Quick passage of bills, property tax relief are his primary goals
AUSTIN – Armed with what he sees as a conservative mandate from Texas voters, and pledging to quickly move on his campaign agenda, Lt. Gov. Dan Patrick says the Senate intends to take the unusual step of passing and sending major bills to the House just two months after the start of the legislative session.
That could include highly controversial subjects such as guns on college campuses, open carry and school choice, and would break a long-standing Capitol tradition of leaving the passage of hot-button legislation until late in the session.
In his first sit-down interview since he took office Jan. 20, Patrick said he intends to stand firm on significantly reducing taxes for property owners and businesses, even if that means a special legislative session next summer.
“This election was significant,” Patrick told the Houston Chronicle. “If my message was clear, the people’s message was even more clear: ‘We want change. We want these things done. We didn’t elect Dan Patrick to go in and play slow ball and maintain the status quo.'”
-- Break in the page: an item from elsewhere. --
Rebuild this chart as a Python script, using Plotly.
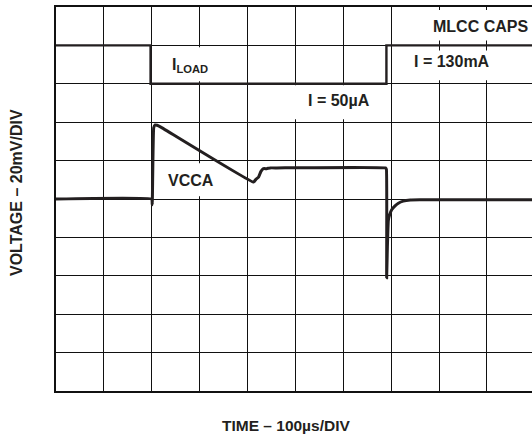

He said that means the 31-member Senate will move quickly to pass and send significant legislation to the House just 60 days into the legislative session, the earliest opportunity to do so.
“My goal is very clear: Tee up as much legislation as we can, send it to the House as quickly as we can and be ready to take House bills,” Patrick said, confirming a strategy that some lawmakers predict could trigger a political showdown between the two chambers.
“We’re moving quickly to get a budget, yes,” Senate Finance Committee Chairman Jane Nelson told reporters, as her committee continued work on the next two-year budget – weeks ahead of the usual Senate schedule in recent years.